Iran Exceeds Nuclear Deal's Uranium Enrichment Threshold

Iran announced they are to breach the limits on uranium enrichment on Sunday. The limits were put in place by an agreement signed by six nations in 2015. 

This increase in enriched uranium production – which can be used for reactors and nuclear weapons – comes after U.S President Donald Trump withdrew from the deal and placed economic sanctions on the country last year. 

Deputy Foreign Minister for Iran Abbas Araqchi said at a news conference that Iran would breach the 3.67% threshold on Sunday to adequately supply the Bushehr power plant. How much enriched uranium Iran produced in the future would be based on their needs, Abbas added. 

The threshold was set to allow Iran to produce enough uranium to power their country, but not to create a nuclear bomb. 

The country is only allowed to produce low-enriched uranium, which has between 3 – 4 percent concentration of U-235, according to the agreement. Iran is also forbidden from stockpiling over 661 pounds of low-enriched uranium. A stockpile of 2,314 pounds would be enough to create a nuclear bomb, according to the Arms Control Association. 

Behrouz Kamalvandi, a spokesman for Iran’s Atomic Energy Organization, said that Iran didn’t need to make fuel for the Tehran reactor, which would require a 20% concentration. Uranium is considered “weapon-grade” at a concentration of 90% or more. 

 "We are aware of Iran's announcement related to its uranium enrichment level," Fredrik Dahl, an International Atomic Energy Agency, told CNN. "IAEA inspectors in Iran will report to our headquarters as soon as they verify the announced development."

Iran announced back in May that they would increase the amount of enriched uranium they produced despite the deal made by the nations, called the Joint Comprehensive Plan of Action. 

Sunday marked the 60-day deadline given to Iran by the other countries in the accord to end sanctions on their banking and oil sectors. Sunday also marked the first anniversary of when the United States pulled out of the deal. China, Germany, France, Britain, Russia, and the European Union remain part of the accord. 

Iranian Foreign Minister Javad Sarif sent a letter to European Union foreign representative Frederica Mogherini that Iran would no longer adhere to the deal and its commitments, according to Deputy Foreign Minister of Iran Seyed Abbas Araghchi. 

“We will give an additional 60 days starting today before taking further steps,” he said in the letter. 

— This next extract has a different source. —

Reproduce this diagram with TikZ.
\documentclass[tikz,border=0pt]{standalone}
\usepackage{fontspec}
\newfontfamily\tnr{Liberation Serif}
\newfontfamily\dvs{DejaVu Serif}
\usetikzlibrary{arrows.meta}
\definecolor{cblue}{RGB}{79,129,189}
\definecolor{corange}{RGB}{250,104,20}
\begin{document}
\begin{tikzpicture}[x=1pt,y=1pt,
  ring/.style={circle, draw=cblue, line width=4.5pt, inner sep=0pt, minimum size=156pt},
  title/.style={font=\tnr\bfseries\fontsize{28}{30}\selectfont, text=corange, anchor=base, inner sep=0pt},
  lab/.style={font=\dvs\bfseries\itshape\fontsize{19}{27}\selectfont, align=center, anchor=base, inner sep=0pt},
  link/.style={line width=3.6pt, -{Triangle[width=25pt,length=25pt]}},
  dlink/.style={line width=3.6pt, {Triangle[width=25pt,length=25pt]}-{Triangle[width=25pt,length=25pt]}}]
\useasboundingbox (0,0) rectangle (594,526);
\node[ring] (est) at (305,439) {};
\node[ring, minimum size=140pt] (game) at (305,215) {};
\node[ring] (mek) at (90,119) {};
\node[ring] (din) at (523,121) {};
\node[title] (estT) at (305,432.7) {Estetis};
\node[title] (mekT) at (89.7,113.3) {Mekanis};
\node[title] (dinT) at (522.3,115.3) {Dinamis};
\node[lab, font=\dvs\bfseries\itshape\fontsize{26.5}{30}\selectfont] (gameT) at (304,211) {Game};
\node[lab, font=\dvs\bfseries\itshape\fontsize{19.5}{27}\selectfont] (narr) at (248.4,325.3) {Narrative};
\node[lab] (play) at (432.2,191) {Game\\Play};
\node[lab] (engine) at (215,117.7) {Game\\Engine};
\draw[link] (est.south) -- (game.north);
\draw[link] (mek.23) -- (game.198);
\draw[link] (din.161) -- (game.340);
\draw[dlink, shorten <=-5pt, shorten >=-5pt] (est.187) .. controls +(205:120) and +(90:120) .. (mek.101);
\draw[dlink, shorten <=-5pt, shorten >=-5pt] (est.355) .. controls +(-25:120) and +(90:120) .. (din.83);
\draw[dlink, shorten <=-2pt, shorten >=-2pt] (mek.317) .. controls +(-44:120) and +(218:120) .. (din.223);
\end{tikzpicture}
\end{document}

A spokesperson from the EU said that the bloc was “extremely concerned at Iran’s announcement.” The spokesperson added, “We strongly urge Iran to stop and reverse all activities inconsistent with its commitments under the JCPOA – we are in contact with the other JCPOA participants regarding the next steps.” 

Trump’s decision to leave the accord put pressure on the other countries to also pull out. French President Emmanuel Macron has worked to maintain the agreement and keep it together. 

Macron spoke to Iranian President Hassan Rouhani on Saturday via telephone, according to official Iranian news agency IRNA and the Élysée presidential palace in Paris.

France says Macron reached an agreement with Rouhani to explore options “for a resumption of dialogue between all parties” by July 15. Macron also voiced his “strong concerns” about the potential the nuclear agreement would become weaker without further discussion and negotiation.